Research from New York University’s Grossman School of Medicine found that exposure to just a single type of toxic chemicals – flame retardants – has been enough to rob young people of a total of 162 million IQ points, in addition to causing 738,000 cases of intellectual disability.

Unfortunately, that’s not the only toxic chemical we are being increasingly exposed to, and others have caused just as much damage. For example, lead exposure has resulted in the loss of 78 million IQ points in American children, while pesticides and mercury have been linked to the loss of 27 million and 2.5 million IQ points, respectively. This is according to a study that was published in the journal Molecular and Cellular Endocrinology.

While it’s fair to say that all of us are being exposed to these toxins, young people are particularly susceptible to negative effects because their brains are still in early developmental stages.

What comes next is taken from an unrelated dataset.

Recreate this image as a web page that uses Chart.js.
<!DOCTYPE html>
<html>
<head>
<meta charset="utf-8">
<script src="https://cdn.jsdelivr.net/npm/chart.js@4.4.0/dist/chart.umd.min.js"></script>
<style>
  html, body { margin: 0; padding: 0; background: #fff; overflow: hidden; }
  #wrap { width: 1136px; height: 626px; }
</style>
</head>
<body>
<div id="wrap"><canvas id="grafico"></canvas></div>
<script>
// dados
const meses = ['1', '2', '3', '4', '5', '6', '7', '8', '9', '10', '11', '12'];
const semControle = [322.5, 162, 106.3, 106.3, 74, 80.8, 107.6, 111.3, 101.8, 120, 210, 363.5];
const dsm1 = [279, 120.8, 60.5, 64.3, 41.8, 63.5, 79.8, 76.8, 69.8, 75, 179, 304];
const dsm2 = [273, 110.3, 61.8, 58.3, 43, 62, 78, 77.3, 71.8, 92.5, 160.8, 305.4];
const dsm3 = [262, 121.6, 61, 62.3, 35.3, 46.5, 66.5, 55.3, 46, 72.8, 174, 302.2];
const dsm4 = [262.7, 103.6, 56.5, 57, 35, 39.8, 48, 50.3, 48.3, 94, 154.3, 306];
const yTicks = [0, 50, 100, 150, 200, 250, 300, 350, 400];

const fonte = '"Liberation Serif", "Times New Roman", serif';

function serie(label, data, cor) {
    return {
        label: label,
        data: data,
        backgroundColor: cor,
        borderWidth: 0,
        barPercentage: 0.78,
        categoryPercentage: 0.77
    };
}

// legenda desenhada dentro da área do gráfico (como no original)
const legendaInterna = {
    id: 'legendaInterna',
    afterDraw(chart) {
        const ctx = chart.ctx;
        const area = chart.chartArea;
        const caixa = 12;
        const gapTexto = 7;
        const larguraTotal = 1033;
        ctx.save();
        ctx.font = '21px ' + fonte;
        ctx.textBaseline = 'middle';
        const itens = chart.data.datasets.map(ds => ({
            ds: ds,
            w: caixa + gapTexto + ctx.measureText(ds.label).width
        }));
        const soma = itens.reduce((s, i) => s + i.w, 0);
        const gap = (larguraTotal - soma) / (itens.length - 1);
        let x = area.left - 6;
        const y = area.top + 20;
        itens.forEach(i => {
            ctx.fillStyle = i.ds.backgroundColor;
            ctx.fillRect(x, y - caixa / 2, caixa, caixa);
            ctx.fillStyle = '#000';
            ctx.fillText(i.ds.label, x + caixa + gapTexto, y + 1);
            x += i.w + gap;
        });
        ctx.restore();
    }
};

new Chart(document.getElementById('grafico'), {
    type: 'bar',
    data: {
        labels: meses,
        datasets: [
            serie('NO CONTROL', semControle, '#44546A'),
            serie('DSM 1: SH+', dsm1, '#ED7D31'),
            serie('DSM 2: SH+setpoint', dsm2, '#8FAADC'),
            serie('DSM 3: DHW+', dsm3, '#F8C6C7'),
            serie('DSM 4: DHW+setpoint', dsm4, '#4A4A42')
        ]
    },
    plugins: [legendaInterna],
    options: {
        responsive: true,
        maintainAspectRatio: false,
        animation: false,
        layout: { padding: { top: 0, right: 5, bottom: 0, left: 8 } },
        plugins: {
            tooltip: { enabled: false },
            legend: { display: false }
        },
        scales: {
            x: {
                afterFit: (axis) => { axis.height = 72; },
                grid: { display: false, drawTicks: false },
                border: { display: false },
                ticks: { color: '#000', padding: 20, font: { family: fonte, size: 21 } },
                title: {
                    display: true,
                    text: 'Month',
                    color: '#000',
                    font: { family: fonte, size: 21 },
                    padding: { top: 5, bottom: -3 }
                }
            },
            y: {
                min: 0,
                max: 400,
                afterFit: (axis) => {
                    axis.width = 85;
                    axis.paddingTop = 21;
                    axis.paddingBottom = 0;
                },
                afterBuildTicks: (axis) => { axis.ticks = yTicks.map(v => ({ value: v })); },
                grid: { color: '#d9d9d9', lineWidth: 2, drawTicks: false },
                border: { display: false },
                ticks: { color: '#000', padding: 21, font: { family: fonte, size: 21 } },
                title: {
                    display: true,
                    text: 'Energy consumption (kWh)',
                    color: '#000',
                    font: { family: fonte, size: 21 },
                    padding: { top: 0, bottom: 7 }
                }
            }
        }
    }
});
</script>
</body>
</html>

NYU public health researcher Leo Trasande said: “Kids’ brain development is exquisitely vulnerable. If you disrupt, even with subtle effects, the way a child’s brain is wired, [it] can have permanent and lifelong consequences.”

Researchers believe that most of the children who have been negatively impacted by toxins were exposed in the womb through the types of objects found in many homes, setting the stage for a lifetime of problems before they even entered the world.

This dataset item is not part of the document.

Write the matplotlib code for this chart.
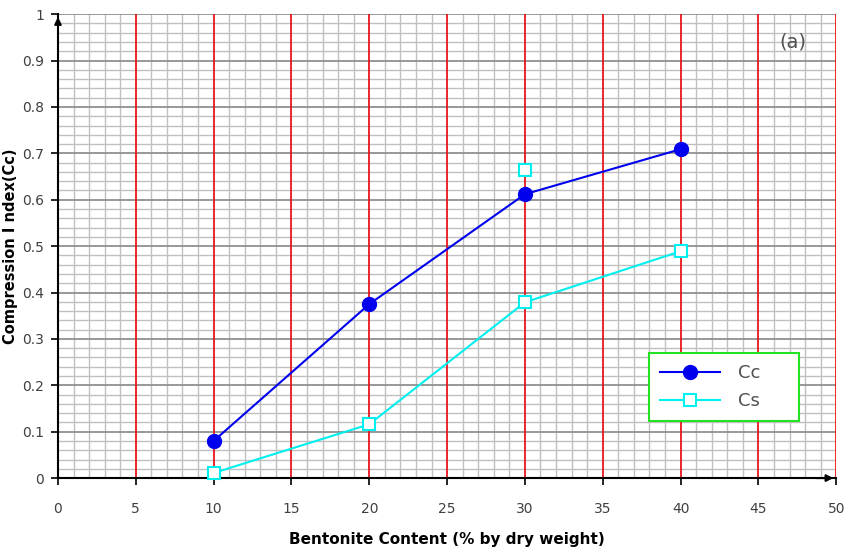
import numpy as np
import matplotlib.pyplot as plt
from matplotlib.ticker import MultipleLocator

# bentonite content (%) and compression / swelling indices
bentonite = [10, 20, 30, 40]
cc_values = [0.080, 0.375, 0.612, 0.709]
cs_values = [0.011, 0.116, 0.379, 0.489]
# stray Cs point at 30 %
cs_extra_x = [30]
cs_extra_y = [0.664]

fig = plt.figure(figsize=(8.45, 5.47), dpi=100)
ax = fig.add_axes([0.0686, 0.126, 0.921, 0.848])

ax.set_xlim(0, 50)
ax.set_ylim(0, 1)
ax.xaxis.set_major_locator(MultipleLocator(5))
ax.xaxis.set_minor_locator(MultipleLocator(1))
ax.yaxis.set_major_locator(MultipleLocator(0.1))
ax.yaxis.set_minor_locator(MultipleLocator(0.02))

# graph-paper grid: light minor lines, darker horizontal majors, red verticals
ax.grid(which="minor", color="#c0c0c0", linewidth=1.0, zorder=0)
ax.set_axisbelow(True)
for y in np.arange(0.1, 1.01, 0.1):
    ax.axhline(y, color="#909090", linewidth=1.3, zorder=1)
for x in range(5, 51, 5):
    ax.axvline(x, color="#e8161b", linewidth=1.3, zorder=1)

for s in ["top", "right"]:
    ax.spines[s].set_visible(False)
ax.spines["left"].set_linewidth(1.5)
ax.spines["bottom"].set_linewidth(1.5)

ax.tick_params(which="major", direction="out", length=5, width=1.2,
               labelsize=10, labelcolor="#404040", pad=12)
ax.tick_params(which="minor", length=0)
ax.set_xticks(np.arange(0, 51, 5))
ax.set_xticklabels([str(v) for v in range(0, 51, 5)])
ax.set_yticks(np.round(np.arange(0, 1.01, 0.1), 1))
ax.set_yticklabels(["0"] + ["%.1f" % v for v in np.arange(0.1, 1.0, 0.1)] + ["1"])
ax.tick_params(axis="y", pad=5)

# axis arrows
ax.annotate("", xy=(1.0, 0), xytext=(0.97, 0), xycoords="axes fraction",
            arrowprops=dict(arrowstyle="-|>", color="black", lw=1.5, mutation_scale=10))
ax.annotate("", xy=(0, 1.0), xytext=(0, 0.97), xycoords="axes fraction",
            arrowprops=dict(arrowstyle="-|>", color="black", lw=1.5, mutation_scale=10))

ax.plot(bentonite, cc_values, color="#0000ee", lw=1.5, marker="o", markersize=10,
        label="Cc", clip_on=False, zorder=4)
ax.plot(bentonite, cs_values, color="#00f0f0", lw=1.5, marker="s", markersize=9,
        markerfacecolor="white", markeredgewidth=1.5, label="Cs", clip_on=False, zorder=4)
ax.plot(cs_extra_x, cs_extra_y, linestyle="none", color="#00f0f0", marker="s", markersize=9,
        markerfacecolor="white", markeredgewidth=1.5, zorder=4)

leg = ax.legend(loc="lower left", bbox_to_anchor=(0.76, 0.123, 0.192, 0.146),
                mode="expand", borderaxespad=0, fancybox=False, framealpha=1,
                edgecolor="#22e222", fontsize=13, handlelength=3.3, borderpad=0.6,
                labelspacing=0.55, handletextpad=1.0)
leg.get_frame().set_linewidth(1.5)
leg.set_zorder(5)
for t in leg.get_texts():
    t.set_color("#505050")

ax.text(47.2, 0.94, "(a)", fontsize=14, color="#505050", ha="center", va="center")

ax.set_xlabel("Bentonite Content (% by dry weight)", fontsize=11, fontweight="bold", labelpad=12)
ax.set_ylabel("Compression I ndex(Cc)", fontsize=10.5, fontweight="bold", labelpad=3)

fig.savefig("out.png", dpi=100)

For example, flame retardants are found in all sorts of furniture items and electronics – and even more concerningly, in children’s clothing. Lead, meanwhile, is largely associated with older homes, but it is still used in commercial paint, including the type that is used to paint playground equipment.

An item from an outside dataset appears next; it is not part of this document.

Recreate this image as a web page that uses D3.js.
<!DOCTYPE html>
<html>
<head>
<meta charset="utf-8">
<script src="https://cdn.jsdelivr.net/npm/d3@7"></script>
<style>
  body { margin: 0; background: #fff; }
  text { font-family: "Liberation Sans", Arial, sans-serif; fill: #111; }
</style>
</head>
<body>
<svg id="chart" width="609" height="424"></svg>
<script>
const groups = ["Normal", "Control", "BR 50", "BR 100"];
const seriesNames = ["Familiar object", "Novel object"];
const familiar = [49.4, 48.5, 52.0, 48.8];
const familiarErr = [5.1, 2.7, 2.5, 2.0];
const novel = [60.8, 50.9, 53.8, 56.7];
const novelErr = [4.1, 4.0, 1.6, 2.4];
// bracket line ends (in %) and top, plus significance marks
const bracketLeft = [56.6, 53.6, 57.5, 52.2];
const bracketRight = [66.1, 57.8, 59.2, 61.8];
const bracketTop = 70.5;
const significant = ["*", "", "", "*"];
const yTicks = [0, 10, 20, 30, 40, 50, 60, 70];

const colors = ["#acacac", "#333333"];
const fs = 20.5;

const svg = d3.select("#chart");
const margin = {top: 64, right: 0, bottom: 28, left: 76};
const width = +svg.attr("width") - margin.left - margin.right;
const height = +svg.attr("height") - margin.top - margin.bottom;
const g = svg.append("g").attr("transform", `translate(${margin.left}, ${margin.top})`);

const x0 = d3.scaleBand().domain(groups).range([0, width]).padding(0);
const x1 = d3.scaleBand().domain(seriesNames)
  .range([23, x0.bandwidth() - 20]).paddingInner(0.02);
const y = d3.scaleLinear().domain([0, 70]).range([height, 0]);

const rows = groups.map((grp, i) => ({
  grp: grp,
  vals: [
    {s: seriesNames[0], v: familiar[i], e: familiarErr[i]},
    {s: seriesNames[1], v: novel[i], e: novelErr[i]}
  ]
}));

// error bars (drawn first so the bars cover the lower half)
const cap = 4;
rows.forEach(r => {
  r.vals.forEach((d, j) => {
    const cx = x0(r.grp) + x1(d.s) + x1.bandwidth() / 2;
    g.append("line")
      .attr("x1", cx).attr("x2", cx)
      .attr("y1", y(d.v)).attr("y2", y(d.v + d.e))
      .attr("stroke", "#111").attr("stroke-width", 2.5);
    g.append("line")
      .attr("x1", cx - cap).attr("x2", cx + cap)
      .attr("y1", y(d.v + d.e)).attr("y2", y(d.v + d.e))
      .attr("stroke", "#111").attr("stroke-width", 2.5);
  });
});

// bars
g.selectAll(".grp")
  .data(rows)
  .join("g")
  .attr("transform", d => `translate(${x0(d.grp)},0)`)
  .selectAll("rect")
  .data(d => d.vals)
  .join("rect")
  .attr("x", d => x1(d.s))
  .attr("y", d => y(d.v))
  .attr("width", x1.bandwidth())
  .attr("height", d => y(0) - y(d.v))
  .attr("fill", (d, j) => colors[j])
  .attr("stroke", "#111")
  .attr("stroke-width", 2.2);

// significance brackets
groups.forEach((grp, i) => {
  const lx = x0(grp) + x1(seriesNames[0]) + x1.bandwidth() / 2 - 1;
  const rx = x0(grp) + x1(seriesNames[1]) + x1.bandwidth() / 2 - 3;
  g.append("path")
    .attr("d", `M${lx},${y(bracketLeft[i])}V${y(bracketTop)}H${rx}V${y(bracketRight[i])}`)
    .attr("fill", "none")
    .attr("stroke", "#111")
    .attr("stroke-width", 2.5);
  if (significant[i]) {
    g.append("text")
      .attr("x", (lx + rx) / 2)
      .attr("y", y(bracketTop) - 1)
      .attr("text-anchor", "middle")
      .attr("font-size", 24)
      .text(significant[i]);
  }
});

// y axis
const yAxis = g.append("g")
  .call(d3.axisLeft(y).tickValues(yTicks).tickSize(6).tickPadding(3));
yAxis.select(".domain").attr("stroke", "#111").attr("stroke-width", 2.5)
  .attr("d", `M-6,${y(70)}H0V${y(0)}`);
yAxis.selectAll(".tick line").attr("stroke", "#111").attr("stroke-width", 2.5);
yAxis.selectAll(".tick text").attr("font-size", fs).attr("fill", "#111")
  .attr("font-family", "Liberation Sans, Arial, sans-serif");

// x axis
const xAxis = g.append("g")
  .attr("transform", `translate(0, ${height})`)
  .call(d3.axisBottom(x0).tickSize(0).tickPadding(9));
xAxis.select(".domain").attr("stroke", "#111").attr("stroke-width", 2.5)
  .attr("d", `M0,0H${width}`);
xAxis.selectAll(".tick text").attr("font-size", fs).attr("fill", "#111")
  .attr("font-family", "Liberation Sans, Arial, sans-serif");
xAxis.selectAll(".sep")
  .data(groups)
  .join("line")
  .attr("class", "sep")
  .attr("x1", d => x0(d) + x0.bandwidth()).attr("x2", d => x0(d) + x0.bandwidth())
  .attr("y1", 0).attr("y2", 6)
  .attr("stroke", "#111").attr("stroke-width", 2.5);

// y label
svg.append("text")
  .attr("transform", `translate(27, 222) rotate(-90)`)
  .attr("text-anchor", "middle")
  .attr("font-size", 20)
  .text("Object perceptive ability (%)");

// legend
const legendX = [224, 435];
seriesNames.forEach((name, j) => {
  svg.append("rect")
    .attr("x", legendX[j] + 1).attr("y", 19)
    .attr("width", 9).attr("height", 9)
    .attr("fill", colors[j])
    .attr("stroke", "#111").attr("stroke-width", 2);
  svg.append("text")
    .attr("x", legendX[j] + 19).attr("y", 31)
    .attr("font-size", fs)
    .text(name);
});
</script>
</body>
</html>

Pesticides are everywhere, and one of the biggest sources is the fresh produce that so many pregnant women consume to enhance their health during pregnancy and feed to their growing children thanks to the nutritional value it provides.

What price are we paying for our toxic lifestyles?

The researchers report that a single IQ point is worth around 2 percent of an individual’s lifetime economic productivity. And while the loss of one or two IQ points might not be immediately noticeable at the individual level, the cumulative effects can be felt in the economy at large.

“If a child comes back from school with one less IQ point, maybe mum or the parent might not notice. But if 100,000 children come back with one less IQ point, the entire economy notices,” Trasande noted.

Put more simply, if a child’s ultimate lifetime productivity is $1 million, losing an IQ point is equal to $20,000.

The effects of this serious childhood brain damage are costing the economy trillions of dollars. According to Trasande’s estimates, lost IQ points from 2001 to 2016 from the aforementioned toxins represents a $6 trillion loss in the American economy, without factoring in the extra care or social services needed to help those who have experienced brain damage due to toxin exposure.

If there is any good news here, it’s the fact that the use of some these toxins has already been reduced thanks to the growing body of evidence demonstrating the damage that they cause. However, many of them persist in the environment despite having their use suspended, and pesticide use remains a serious problem.